▶ Provided material:
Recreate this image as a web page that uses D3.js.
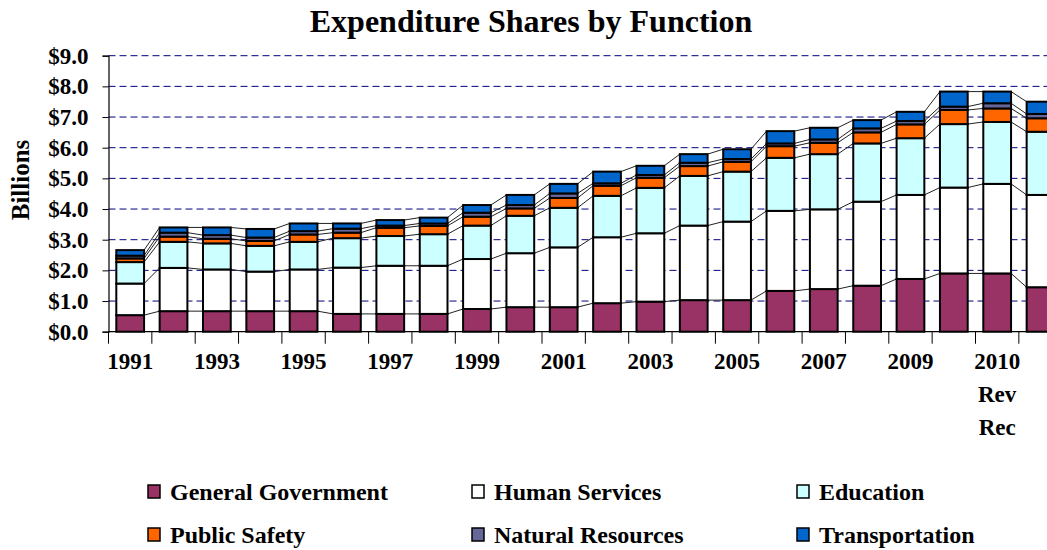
<!DOCTYPE html>
<html>
<head>
<meta charset="utf-8">
<script src="https://cdn.jsdelivr.net/npm/d3@7"></script>
<style>
body{margin:0;background:#fff;}
svg{display:block;font-family:"Liberation Serif","Times New Roman",serif;font-weight:bold;}
</style>
</head>
<body>
<div id="chart"></div>
<script>
// categories (x axis), only every other one gets a label
const years = ["1991","1992","1993","1994","1995","1996","1997","1998","1999","2000",
    "2001","2002","2003","2004","2005","2006","2007","2008","2009","2010",
    "2010 Rev Rec","2011 Rec"];

// values in billions
const generalGovernment = [0.54,0.67,0.67,0.67,0.67,0.58,0.58,0.58,0.74,0.80,0.80,0.93,0.98,1.03,1.03,1.33,1.39,1.50,1.72,1.90,1.90,1.45];
const humanServices     = [1.03,1.41,1.36,1.29,1.36,1.51,1.57,1.57,1.63,1.76,1.95,2.15,2.23,2.43,2.56,2.61,2.60,2.74,2.74,2.80,2.92,3.01];
const education         = [0.70,0.85,0.85,0.84,0.90,0.96,0.97,1.03,1.09,1.22,1.29,1.35,1.48,1.62,1.63,1.73,1.80,1.90,1.85,2.07,2.02,2.06];
const publicSafety      = [0.12,0.17,0.15,0.16,0.24,0.18,0.27,0.27,0.29,0.24,0.32,0.33,0.33,0.32,0.32,0.38,0.37,0.36,0.45,0.46,0.44,0.44];
const naturalResources  = [0.09,0.13,0.12,0.11,0.11,0.13,0.07,0.08,0.13,0.11,0.15,0.08,0.09,0.11,0.09,0.09,0.11,0.13,0.11,0.11,0.17,0.14];
const transportation    = [0.18,0.17,0.25,0.28,0.25,0.17,0.18,0.19,0.25,0.33,0.31,0.38,0.30,0.28,0.32,0.40,0.38,0.27,0.30,0.49,0.38,0.40];

const seriesNames = ["General Government","Human Services","Education","Public Safety","Natural Resources","Transportation"];
const seriesColors = ["#993366","#FFFFFF","#CCFFFF","#FF6600","#666699","#0066CC"];
const yTicks = [0,1,2,3,4,5,6,7,8,9];

const width = 1047, height = 550;
const margin = {left:108.5, top:55.7, bottom:331.7};

// table for d3.stack
const allSeries = [generalGovernment, humanServices, education, publicSafety, naturalResources, transportation];
const table = years.map((y, i) => {
    let row = {year: y};
    seriesNames.forEach((n, k) => row[n] = allSeries[k][i]);
    return row;
});
const stacked = d3.stack().keys(seriesNames)(table);

const svg = d3.select("#chart").append("svg")
    .attr("width", width)
    .attr("height", height)
    .attr("viewBox", [0, 0, width, height]);

const step = 43.35;
const xScale = d3.scaleBand()
    .domain(years)
    .range([margin.left, margin.left + step * years.length])
    .paddingInner(0.36)
    .paddingOuter(0.18);
const yScale = d3.scaleLinear()
    .domain([0, 9])
    .range([margin.bottom, margin.top]);

// title
svg.append("text")
    .attr("x", 531)
    .attr("y", 32)
    .attr("text-anchor", "middle")
    .attr("font-size", 32)
    .text("Expenditure Shares by Function");

// gridlines (dashed)
svg.append("g")
    .selectAll("line")
    .data(yTicks.filter(d => d > 0))
    .join("line")
    .attr("x1", margin.left)
    .attr("x2", width)
    .attr("y1", d => yScale(d))
    .attr("y2", d => yScale(d))
    .attr("stroke", "#000080")
    .attr("stroke-width", 1)
    .attr("stroke-dasharray", "7,4");

// y axis
const yAxis = svg.append("g")
    .attr("transform", `translate(${margin.left},0)`)
    .call(d3.axisLeft(yScale).tickValues(yTicks).tickSize(6).tickFormat(d => "$" + d3.format(".1f")(d)));
yAxis.select(".domain").attr("stroke", "#000").attr("stroke-width", 1.2);
yAxis.selectAll(".tick line").attr("stroke", "#000");
yAxis.selectAll(".tick text")
    .attr("x", -20)
    .attr("font-size", 23)
    .attr("font-family", "Liberation Serif, serif")
    .attr("font-weight", "bold")
    .attr("fill", "#000");

svg.append("text")
    .attr("transform", "translate(29,180) rotate(-90)")
    .attr("text-anchor", "middle")
    .attr("font-size", 25)
    .text("Billions");

// series lines between the bars
const bw = xScale.bandwidth();
stacked.forEach(layer => {
    let segs = [];
    for (let i = 0; i < layer.length - 1; i++) {
        segs.push([layer[i], layer[i + 1], i]);
    }
    svg.append("g")
        .selectAll("line")
        .data(segs)
        .join("line")
        .attr("x1", d => xScale(years[d[2]]) + bw)
        .attr("x2", d => xScale(years[d[2] + 1]))
        .attr("y1", d => yScale(d[0][1]))
        .attr("y2", d => yScale(d[1][1]))
        .attr("stroke", "#222")
        .attr("stroke-width", 1);
});

// bars
svg.append("g")
    .selectAll("g")
    .data(stacked)
    .join("g")
    .attr("fill", (d, i) => seriesColors[i])
    .selectAll("rect")
    .data(d => d)
    .join("rect")
    .attr("x", d => xScale(d.data.year))
    .attr("y", d => yScale(d[1]))
    .attr("height", d => yScale(d[0]) - yScale(d[1]))
    .attr("width", bw)
    .attr("stroke", "#000")
    .attr("stroke-width", 2);

// x axis: baseline and ticks at category boundaries
svg.append("line")
    .attr("x1", margin.left)
    .attr("x2", width)
    .attr("y1", yScale(0))
    .attr("y2", yScale(0))
    .attr("stroke", "#000")
    .attr("stroke-width", 1.2);
svg.append("g")
    .selectAll("line")
    .data(years)
    .join("line")
    .attr("x1", d => xScale(d) - xScale.step() * 0.18)
    .attr("x2", d => xScale(d) - xScale.step() * 0.18)
    .attr("y1", yScale(0))
    .attr("y2", yScale(0) + 12)
    .attr("stroke", "#000");

const xLabels = svg.append("g")
    .attr("font-size", 23)
    .attr("text-anchor", "middle")
    .selectAll("text")
    .data(years.filter((d, i) => i % 2 === 0))
    .join("text")
    .attr("x", d => xScale(d) + bw / 2)
    .attr("y", 369);
xLabels.selectAll("tspan")
    .data(d => d.split(" "))
    .join("tspan")
    .attr("x", function () { return d3.select(this.parentNode).attr("x"); })
    .attr("dy", (d, i) => i === 0 ? 0 : 33)
    .text(d => d);

// legend
const legendPos = [[148,492],[472,492],[797,492],[148,535],[472,535],[797,535]];
const legend = svg.append("g")
    .selectAll("g")
    .data(seriesNames)
    .join("g")
    .attr("transform", (d, i) => `translate(${legendPos[i][0]},${legendPos[i][1]})`);
legend.append("rect")
    .attr("x", 0)
    .attr("y", -7)
    .attr("width", 12)
    .attr("height", 13)
    .attr("fill", (d, i) => seriesColors[i])
    .attr("stroke", "#000")
    .attr("stroke-width", 1.5);
legend.append("text")
    .attr("x", 22)
    .attr("y", 0)
    .attr("dy", "0.35em")
    .attr("font-size", 24)
    .text(d => d);
</script>
</body>
</html>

▶ Your goal:
Quote the material in full and exactly; do not carry over its pictures.

▶ Correct response:
Recreate this image as a web page that uses D3.js.
<!DOCTYPE html>
<html>
<head>
<meta charset="utf-8">
<script src="https://cdn.jsdelivr.net/npm/d3@7"></script>
<style>
body{margin:0;background:#fff;}
svg{display:block;font-family:"Liberation Serif","Times New Roman",serif;font-weight:bold;}
</style>
</head>
<body>
<div id="chart"></div>
<script>
// categories (x axis), only every other one gets a label
const years = ["1991","1992","1993","1994","1995","1996","1997","1998","1999","2000",
    "2001","2002","2003","2004","2005","2006","2007","2008","2009","2010",
    "2010 Rev Rec","2011 Rec"];

// values in billions
const generalGovernment = [0.54,0.67,0.67,0.67,0.67,0.58,0.58,0.58,0.74,0.80,0.80,0.93,0.98,1.03,1.03,1.33,1.39,1.50,1.72,1.90,1.90,1.45];
const humanServices     = [1.03,1.41,1.36,1.29,1.36,1.51,1.57,1.57,1.63,1.76,1.95,2.15,2.23,2.43,2.56,2.61,2.60,2.74,2.74,2.80,2.92,3.01];
const education         = [0.70,0.85,0.85,0.84,0.90,0.96,0.97,1.03,1.09,1.22,1.29,1.35,1.48,1.62,1.63,1.73,1.80,1.90,1.85,2.07,2.02,2.06];
const publicSafety      = [0.12,0.17,0.15,0.16,0.24,0.18,0.27,0.27,0.29,0.24,0.32,0.33,0.33,0.32,0.32,0.38,0.37,0.36,0.45,0.46,0.44,0.44];
const naturalResources  = [0.09,0.13,0.12,0.11,0.11,0.13,0.07,0.08,0.13,0.11,0.15,0.08,0.09,0.11,0.09,0.09,0.11,0.13,0.11,0.11,0.17,0.14];
const transportation    = [0.18,0.17,0.25,0.28,0.25,0.17,0.18,0.19,0.25,0.33,0.31,0.38,0.30,0.28,0.32,0.40,0.38,0.27,0.30,0.49,0.38,0.40];

const seriesNames = ["General Government","Human Services","Education","Public Safety","Natural Resources","Transportation"];
const seriesColors = ["#993366","#FFFFFF","#CCFFFF","#FF6600","#666699","#0066CC"];
const yTicks = [0,1,2,3,4,5,6,7,8,9];

const width = 1047, height = 550;
const margin = {left:108.5, top:55.7, bottom:331.7};

// table for d3.stack
const allSeries = [generalGovernment, humanServices, education, publicSafety, naturalResources, transportation];
const table = years.map((y, i) => {
    let row = {year: y};
    seriesNames.forEach((n, k) => row[n] = allSeries[k][i]);
    return row;
});
const stacked = d3.stack().keys(seriesNames)(table);

const svg = d3.select("#chart").append("svg")
    .attr("width", width)
    .attr("height", height)
    .attr("viewBox", [0, 0, width, height]);

const step = 43.35;
const xScale = d3.scaleBand()
    .domain(years)
    .range([margin.left, margin.left + step * years.length])
    .paddingInner(0.36)
    .paddingOuter(0.18);
const yScale = d3.scaleLinear()
    .domain([0, 9])
    .range([margin.bottom, margin.top]);

// title
svg.append("text")
    .attr("x", 531)
    .attr("y", 32)
    .attr("text-anchor", "middle")
    .attr("font-size", 32)
    .text("Expenditure Shares by Function");

// gridlines (dashed)
svg.append("g")
    .selectAll("line")
    .data(yTicks.filter(d => d > 0))
    .join("line")
    .attr("x1", margin.left)
    .attr("x2", width)
    .attr("y1", d => yScale(d))
    .attr("y2", d => yScale(d))
    .attr("stroke", "#000080")
    .attr("stroke-width", 1)
    .attr("stroke-dasharray", "7,4");

// y axis
const yAxis = svg.append("g")
    .attr("transform", `translate(${margin.left},0)`)
    .call(d3.axisLeft(yScale).tickValues(yTicks).tickSize(6).tickFormat(d => "$" + d3.format(".1f")(d)));
yAxis.select(".domain").attr("stroke", "#000").attr("stroke-width", 1.2);
yAxis.selectAll(".tick line").attr("stroke", "#000");
yAxis.selectAll(".tick text")
    .attr("x", -20)
    .attr("font-size", 23)
    .attr("font-family", "Liberation Serif, serif")
    .attr("font-weight", "bold")
    .attr("fill", "#000");

svg.append("text")
    .attr("transform", "translate(29,180) rotate(-90)")
    .attr("text-anchor", "middle")
    .attr("font-size", 25)
    .text("Billions");

// series lines between the bars
const bw = xScale.bandwidth();
stacked.forEach(layer => {
    let segs = [];
    for (let i = 0; i < layer.length - 1; i++) {
        segs.push([layer[i], layer[i + 1], i]);
    }
    svg.append("g")
        .selectAll("line")
        .data(segs)
        .join("line")
        .attr("x1", d => xScale(years[d[2]]) + bw)
        .attr("x2", d => xScale(years[d[2] + 1]))
        .attr("y1", d => yScale(d[0][1]))
        .attr("y2", d => yScale(d[1][1]))
        .attr("stroke", "#222")
        .attr("stroke-width", 1);
});

// bars
svg.append("g")
    .selectAll("g")
    .data(stacked)
    .join("g")
    .attr("fill", (d, i) => seriesColors[i])
    .selectAll("rect")
    .data(d => d)
    .join("rect")
    .attr("x", d => xScale(d.data.year))
    .attr("y", d => yScale(d[1]))
    .attr("height", d => yScale(d[0]) - yScale(d[1]))
    .attr("width", bw)
    .attr("stroke", "#000")
    .attr("stroke-width", 2);

// x axis: baseline and ticks at category boundaries
svg.append("line")
    .attr("x1", margin.left)
    .attr("x2", width)
    .attr("y1", yScale(0))
    .attr("y2", yScale(0))
    .attr("stroke", "#000")
    .attr("stroke-width", 1.2);
svg.append("g")
    .selectAll("line")
    .data(years)
    .join("line")
    .attr("x1", d => xScale(d) - xScale.step() * 0.18)
    .attr("x2", d => xScale(d) - xScale.step() * 0.18)
    .attr("y1", yScale(0))
    .attr("y2", yScale(0) + 12)
    .attr("stroke", "#000");

const xLabels = svg.append("g")
    .attr("font-size", 23)
    .attr("text-anchor", "middle")
    .selectAll("text")
    .data(years.filter((d, i) => i % 2 === 0))
    .join("text")
    .attr("x", d => xScale(d) + bw / 2)
    .attr("y", 369);
xLabels.selectAll("tspan")
    .data(d => d.split(" "))
    .join("tspan")
    .attr("x", function () { return d3.select(this.parentNode).attr("x"); })
    .attr("dy", (d, i) => i === 0 ? 0 : 33)
    .text(d => d);

// legend
const legendPos = [[148,492],[472,492],[797,492],[148,535],[472,535],[797,535]];
const legend = svg.append("g")
    .selectAll("g")
    .data(seriesNames)
    .join("g")
    .attr("transform", (d, i) => `translate(${legendPos[i][0]},${legendPos[i][1]})`);
legend.append("rect")
    .attr("x", 0)
    .attr("y", -7)
    .attr("width", 12)
    .attr("height", 13)
    .attr("fill", (d, i) => seriesColors[i])
    .attr("stroke", "#000")
    .attr("stroke-width", 1.5);
legend.append("text")
    .attr("x", 22)
    .attr("y", 0)
    .attr("dy", "0.35em")
    .attr("font-size", 24)
    .text(d => d);
</script>
</body>
</html>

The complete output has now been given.